Instructions for the task.
Start at the line holding "Give me the React, TypeScript", stop at the line holding "import * as", and repeat those lines exactly, both ends included; skip the pictures.

---+---

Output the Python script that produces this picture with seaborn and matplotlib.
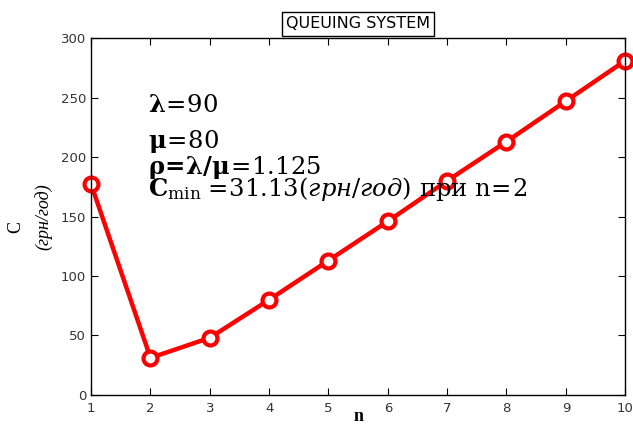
import matplotlib
matplotlib.use("Agg")
import matplotlib.pyplot as plt
import seaborn as sns
import pandas as pd

n_vals = [1, 2, 3, 4, 5, 6, 7, 8, 9, 10]
cost = [177, 31.13, 48, 80, 113, 146, 180, 213, 247, 281]
y_ticks = [0, 50, 100, 150, 200, 250, 300]

sns.set_style("ticks")
plt.rcParams["font.family"] = ["DejaVu Sans"]
plt.rcParams["text.color"] = "black"
plt.rcParams["axes.labelcolor"] = "black"
plt.rcParams["mathtext.fontset"] = "custom"
plt.rcParams["mathtext.rm"] = "DejaVu Serif"
plt.rcParams["mathtext.it"] = "DejaVu Serif:italic"
plt.rcParams["mathtext.bf"] = "DejaVu Serif:bold"

df = pd.DataFrame({"n": n_vals, "C": cost})

fig = plt.figure(figsize=(6.33, 4.33), dpi=100)
ax = fig.add_axes([0.144, 0.088, 0.8436, 0.824])
sns.lineplot(data=df, x="n", y="C", ax=ax, color="#ff0000", linewidth=3.2,
             marker="o", markersize=10, markerfacecolor="white",
             markeredgecolor="#ff0000", markeredgewidth=3, clip_on=False)

ax.set_xlim(1, 10)
ax.set_ylim(0, 300)
ax.set_xticks(n_vals)
ax.set_yticks(y_ticks)
ax.tick_params(direction="in", length=5, labelsize=9.5, colors="black",
               labelcolor="#333333",
               top=True, right=True, labeltop=False, labelright=False)
ax.tick_params(axis="x", pad=5)
for sp in ax.spines.values():
    sp.set_visible(True)
    sp.set_color("black")
    sp.set_linewidth(1)

# подписи осей
ax.set_xlabel("n", fontsize=13, fontweight="bold", family="Liberation Serif",
              labelpad=-5)
ax.set_ylabel("")
ax.text(-0.142, 0.47, "C", rotation=90, fontsize=13, family="Liberation Serif",
        transform=ax.transAxes, ha="center", va="center")
ax.text(-0.09, 0.499, "(грн/год)", rotation=90, fontsize=13, style="italic",
        family="Liberation Serif", transform=ax.transAxes, ha="center", va="center")
ax.set_title("QUEUING SYSTEM", fontsize=11.5, pad=7,
             bbox=dict(facecolor="white", edgecolor="black", linewidth=1, pad=3))

# параметры системы
eq = r"\!=\!"
serif = dict(fontsize=17.5, transform=ax.transAxes, va="baseline", ha="left")
ax.text(0.106, 0.793, r"$\mathbf{λ}" + eq + r"\mathrm{90}$", **serif)
ax.text(0.106, 0.692, r"$\mathbf{μ}" + eq + r"\mathrm{80}$", **serif)
ax.text(0.106, 0.619,
        r"$\mathbf{ρ" + eq + r"λ/μ}" + eq + r"\mathrm{1.125}$", **serif)
ax.text(0.106, 0.557,
        r"$\mathbf{C}_{\mathrm{min}}\;" + eq
        + r"\mathrm{31.13}\mathit{(грн/год)}\ \mathrm{при\ n}" + eq + r"\mathrm{2}$",
        **serif)

fig.savefig("out.png", dpi=100)
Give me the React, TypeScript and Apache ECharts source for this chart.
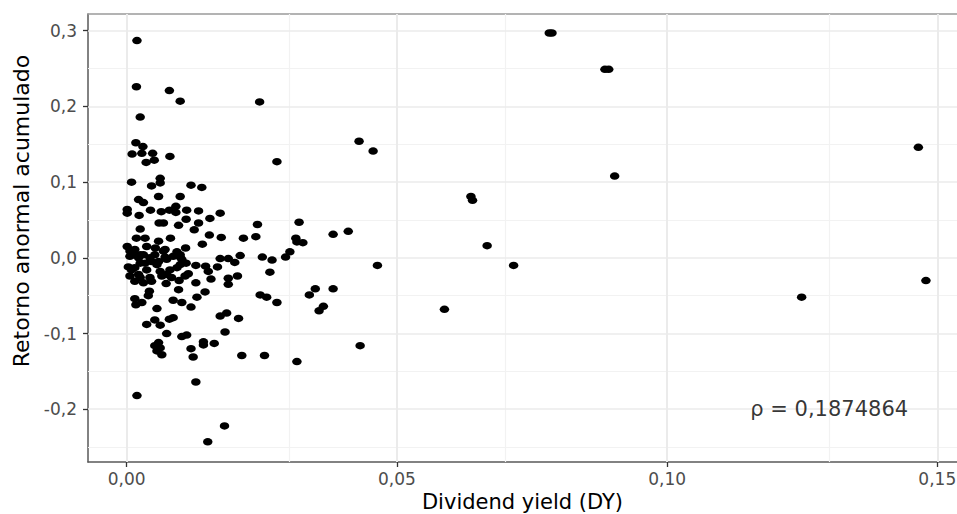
import React, { useEffect, useRef } from "react";
import * as echarts from "echarts";

// Dividend yield (x) and cumulative abnormal return (y)
const dividendYield = [
  0.0019, 0.0018, 0.0079, 0.0099, 0.0246, 0.0025, 0.0017, 0.0030, 0.0010, 0.0028,
  0.0048, 0.0036, 0.0051, 0.0080, 0.0430, 0.0456, 0.0278, 0.0009, 0.0062, 0.0062,
  0.0046, 0.0119, 0.0139, 0.0022, 0.0031, 0.0059, 0.0099, 0.0001, 0.0001, 0.0023,
  0.0044, 0.0064, 0.0079, 0.0091, 0.0091, 0.0111, 0.0133, 0.0173, 0.0154, 0.0110,
  0.0133, 0.0060, 0.0068, 0.0096, 0.0125, 0.0025, 0.0242, 0.0319, 0.0382, 0.0410,
  0.0313, 0.0326, 0.0315, 0.0302, 0.0294, 0.0251, 0.0269, 0.0464, 0.0153, 0.0175,
  0.0216, 0.0239, 0.0140, 0.0081, 0.0109, 0.0018, 0.0034, 0.0059, 0.0001, 0.0015,
  0.0037, 0.0053, 0.0071, 0.0093, 0.0006, 0.0025, 0.0043, 0.0071, 0.0099, 0.0173,
  0.0188, 0.0210, 0.0128, 0.0146, 0.0168, 0.0003, 0.0015, 0.0034, 0.0059, 0.0056,
  0.0080, 0.0093, 0.0099, 0.0110, 0.0006, 0.0015, 0.0025, 0.0031, 0.0043, 0.0046,
  0.0065, 0.0073, 0.0083, 0.0097, 0.0108, 0.0114, 0.0128, 0.0151, 0.0156, 0.0200,
  0.0188, 0.0188, 0.0205, 0.0265, 0.0096, 0.0042, 0.0040, 0.0015, 0.0017, 0.0028,
  0.0086, 0.0102, 0.0119, 0.0130, 0.0145, 0.0056, 0.0247, 0.0259, 0.0278, 0.0338,
  0.0349, 0.0382, 0.0356, 0.0364, 0.0432, 0.0173, 0.0185, 0.0207, 0.0079, 0.0086,
  0.0052, 0.0037, 0.0062, 0.0074, 0.0102, 0.0111, 0.0182, 0.0052, 0.0059, 0.0062,
  0.0056, 0.0065, 0.0119, 0.0123, 0.0142, 0.0142, 0.0162, 0.0213, 0.0255, 0.0315,
  0.0128, 0.0019, 0.0181, 0.0150, 0.0006, 0.0012, 0.0022, 0.0031, 0.0046, 0.0052,
  0.0068, 0.0074, 0.0086, 0.0099, 0.0102, 0.0025, 0.0009, 0.0037, 0.0062, 0.0022,
  0.0074, 0.0782, 0.0787, 0.0885, 0.0892, 0.0903, 0.0637, 0.0640, 0.0667, 0.0716,
  0.0588, 0.1465, 0.1479, 0.1249,
];
const abnormalReturn = [
  0.287, 0.226, 0.221, 0.207, 0.206, 0.186, 0.152, 0.147, 0.137, 0.138,
  0.138, 0.126, 0.129, 0.134, 0.154, 0.141, 0.127, 0.100, 0.105, 0.099,
  0.095, 0.096, 0.093, 0.077, 0.073, 0.081, 0.081, 0.064, 0.059, 0.056,
  0.063, 0.061, 0.063, 0.068, 0.060, 0.063, 0.062, 0.059, 0.052, 0.051,
  0.046, 0.046, 0.046, 0.043, 0.037, 0.038, 0.044, 0.047, 0.031, 0.035,
  0.026, 0.020, 0.021, 0.008, 0.001, 0.001, -0.003, -0.010, 0.030, 0.027,
  0.026, 0.028, 0.018, 0.026, 0.013, 0.026, 0.026, 0.022, 0.015, 0.011,
  0.015, 0.013, 0.011, 0.008, 0.002, 0.004, 0.000, 0.001, 0.001, -0.001,
  -0.001, 0.003, -0.010, -0.011, -0.012, -0.012, -0.013, -0.007, -0.005, -0.009,
  -0.016, -0.013, -0.009, -0.007, -0.024, -0.031, -0.026, -0.033, -0.026, -0.031,
  -0.024, -0.034, -0.026, -0.030, -0.024, -0.021, -0.033, -0.018, -0.028, -0.006,
  -0.027, -0.035, -0.024, -0.019, -0.042, -0.044, -0.050, -0.054, -0.062, -0.059,
  -0.056, -0.059, -0.065, -0.052, -0.045, -0.067, -0.049, -0.052, -0.059, -0.049,
  -0.041, -0.041, -0.070, -0.064, -0.116, -0.077, -0.073, -0.080, -0.081, -0.079,
  -0.082, -0.088, -0.089, -0.100, -0.104, -0.102, -0.098, -0.116, -0.112, -0.119,
  -0.123, -0.128, -0.120, -0.131, -0.111, -0.115, -0.113, -0.129, -0.129, -0.137,
  -0.164, -0.182, -0.222, -0.243, 0.009, 0.004, 0.000, 0.004, -0.005, 0.004,
  0.009, -0.002, 0.002, 0.004, -0.002, -0.007, -0.016, -0.016, -0.018, -0.022,
  -0.022, 0.297, 0.297, 0.249, 0.249, 0.108, 0.081, 0.076, 0.016, -0.010,
  -0.068, 0.146, -0.030, -0.052,
];

const xTicks = [0, 0.05, 0.1, 0.15];
const yTicks = [-0.2, -0.1, 0, 0.1, 0.2, 0.3];
const xMinorGrid = [0.025, 0.075, 0.125];
const yMinorGrid = [-0.25, -0.15, -0.05, 0.05, 0.15, 0.25];
const xRange = [-0.00716, 0.15365];
const yRange = [-0.2697, 0.3221];
const rhoLabel = "ρ = 0,1874864";
const rhoAt = [0.13, -0.2];
const xTitle = "Dividend yield (DY)";
const yTitle = "Retorno anormal acumulado";

const FONT = "DejaVu Sans";

export default function App() {
  const ref = useRef<HTMLDivElement>(null);
  useEffect(() => {
    if (!ref.current) return;
    const chart = echarts.init(ref.current, undefined, { renderer: "svg" });
    const points = dividendYield.map((x, i) => [x, abnormalReturn[i]]);
    const gridLines = [
      ...xMinorGrid.map((v) => ({ xAxis: v, lineStyle: { color: "#F2F2F2", width: 1.2 } })),
      ...yMinorGrid.map((v) => ({ yAxis: v, lineStyle: { color: "#F2F2F2", width: 1 } })),
      ...xTicks.map((v) => ({ xAxis: v, lineStyle: { color: "#EBEBEB", width: 2 } })),
      ...yTicks.map((v) => ({ yAxis: v, lineStyle: { color: "#EBEBEB", width: 1.5 } })),
    ];
    chart.setOption({
      animation: false,
      backgroundColor: "#ffffff",
      grid: {
        left: 88,
        top: 14,
        width: 869,
        height: 448,
        containLabel: false,
        outerBoundsMode: "none",
      },
      xAxis: [
        {
          type: "value",
          min: xRange[0],
          max: xRange[1],
          position: "bottom",
          axisLine: { show: true, onZero: false, lineStyle: { color: "#595959", width: 1.5 } },
          axisTick: { show: true, length: 5, customValues: xTicks, lineStyle: { color: "#333333", width: 1.3 } },
          axisLabel: {
            show: true,
            customValues: xTicks,
            formatter: (v: number) => v.toFixed(2).replace(".", ","),
            color: "#4D4D4D",
            fontSize: 17,
            fontFamily: FONT,
            margin: 8,
          },
          splitLine: { show: false },
          name: xTitle,
          nameLocation: "middle",
          nameGap: 28,
          nameTextStyle: { fontSize: 21, lineHeight: 21, color: "#000", fontFamily: FONT },
        },
        {
          type: "value",
          min: xRange[0],
          max: xRange[1],
          position: "top",
          axisLine: { show: true, onZero: false, lineStyle: { color: "#9A9A9A", width: 1.5 } },
          axisTick: { show: false },
          axisLabel: { show: false },
          splitLine: { show: false },
        },
      ],
      yAxis: {
        type: "value",
        min: yRange[0],
        max: yRange[1],
        axisLine: { show: true, onZero: false, lineStyle: { color: "#595959", width: 1.5 } },
        axisTick: { show: true, length: 5, customValues: yTicks, lineStyle: { color: "#333333", width: 1.3 } },
        axisLabel: {
          show: true,
          customValues: yTicks,
          formatter: (v: number) => v.toFixed(1).replace(".", ","),
          color: "#4D4D4D",
          fontSize: 17,
          fontFamily: FONT,
          margin: 11,
        },
        splitLine: { show: false },
        name: yTitle,
        nameLocation: "middle",
        nameGap: 55,
        nameRotate: 90,
        nameTextStyle: { fontSize: 22, color: "#000", fontFamily: FONT, padding: [0, 0, 0, 54] },
      },
      series: [
        {
          type: "scatter",
          data: [],
          z: 1,
          silent: true,
          markLine: {
            silent: true,
            z: 1,
            symbol: ["none", "none"],
            label: { show: false },
            lineStyle: { type: "solid" },
            emphasis: { disabled: true },
            data: gridLines,
          },
        },
        {
          type: "scatter",
          z: 3,
          data: points,
          symbol: "path://M1,0A1,1,0,1,1,-1,0A1,1,0,1,1,1,0Z",
          symbolKeepAspect: false,
          symbolSize: [9.5, 7.5],
          itemStyle: { color: "#000000", opacity: 1 },
          silent: true,
        },
        {
          type: "scatter",
          z: 4,
          data: [rhoAt],
          symbolSize: 1,
          itemStyle: { color: "rgba(0,0,0,0)" },
          silent: true,
          label: {
            show: true,
            position: "inside",
            formatter: rhoLabel,
            color: "#000000",
            fontSize: 21,
            fontFamily: FONT,
          },
        },
      ],
    });
    return () => chart.dispose();
  }, []);
  return (
    <div
      ref={ref}
      style={{ position: "fixed", left: 0, top: 0, width: 957, height: 514, background: "#fff" }}
    />
  );
}
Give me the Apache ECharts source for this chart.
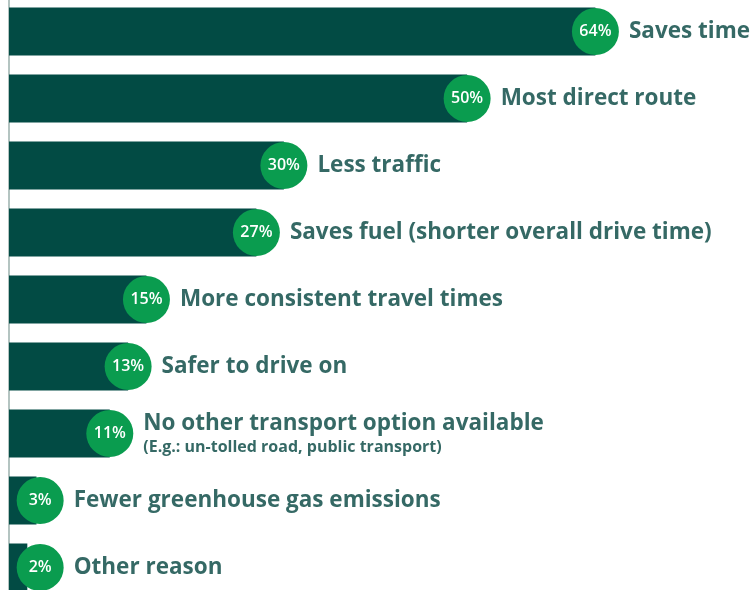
<!DOCTYPE html>
<html>
<head>
<meta charset="utf-8">
<script src="https://cdn.jsdelivr.net/npm/echarts@6/dist/echarts.min.js"></script>
<style>
html,body{margin:0;padding:0;background:#fff;overflow:hidden;width:751px;height:590px;}
#chart{position:absolute;left:0;top:-2px;width:751px;height:603px;}
</style>
</head>
<body>
<div id="chart"></div>
<script>
const categories = [
  'Saves time',
  'Most direct route',
  'Less traffic',
  'Saves fuel (shorter overall drive time)',
  'More consistent travel times',
  'Safer to drive on',
  'No other transport option available',
  'Fewer greenhouse gas emissions',
  'Other reason'
];
const notes = ['', '', '', '', '', '', '(E.g.: un-tolled road, public transport)', '', ''];
const values = [64, 50, 30, 27, 15, 13, 11, 3, 2];

const BAR = '#024b44';
const CIRCLE = '#0a9c4f';
const TEXT = '#03443e';
const FONT = '"Open Sans", "Noto Sans", sans-serif';
const MIN_CIRCLE = 3.4; // keeps small-value circles clear of the axis

const chart = echarts.init(document.getElementById('chart'), null, {renderer: 'canvas'});
const circleData = values.map((v, i) => [Math.max(v, MIN_CIRCLE), i]);

chart.setOption({
  animation: false,
  grid: {left: 9, right: 9, top: 0, bottom: 0, containLabel: false, outerBoundsMode: 'none'},
  xAxis: {
    type: 'value', min: 0, max: 80,
    show: false, splitLine: {show: false}
  },
  yAxis: {
    type: 'category', data: categories, inverse: true,
    axisLine: {show: true, lineStyle: {color: '#9bb1ad', width: 1.5}},
    axisTick: {show: false}, axisLabel: {show: false}, splitLine: {show: false}
  },
  series: [
    {
      type: 'bar', data: values, barWidth: 48,
      itemStyle: {color: BAR}, z: 1
    },
    {
      type: 'scatter', data: circleData, symbol: 'circle', symbolSize: 47,
      itemStyle: {color: CIRCLE, opacity: 1}, z: 3,
      label: {
        show: true, position: 'inside',
        formatter: p => values[p.dataIndex] + '%',
        color: '#ffffff', fontFamily: FONT, fontWeight: 600, fontSize: 16
      }
    },
    {
      type: 'scatter', data: circleData, symbol: 'circle', symbolSize: 47,
      itemStyle: {color: 'rgba(0,0,0,0)'}, z: 4, silent: true,
      label: {
        show: true, position: 'right', distance: 10,
        formatter: p => {
          const n = notes[p.dataIndex];
          return n ? '{m|' + categories[p.dataIndex] + '}\n{s|' + n + '}' : '{m|' + categories[p.dataIndex] + '}';
        },
        rich: {
          m: {color: TEXT, fontFamily: FONT, fontWeight: 'bold', fontSize: 22.5, lineHeight: 27},
          s: {color: TEXT, fontFamily: FONT, fontWeight: 'bold', fontSize: 16, lineHeight: 20}
        }
      }
    }
  ]
});
</script>
</body>
</html>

---+---

Task answer.
Give me the React, TypeScript and Apache ECharts source for this chart.
import React, { useEffect, useRef } from "react";
import * as echarts from "echarts";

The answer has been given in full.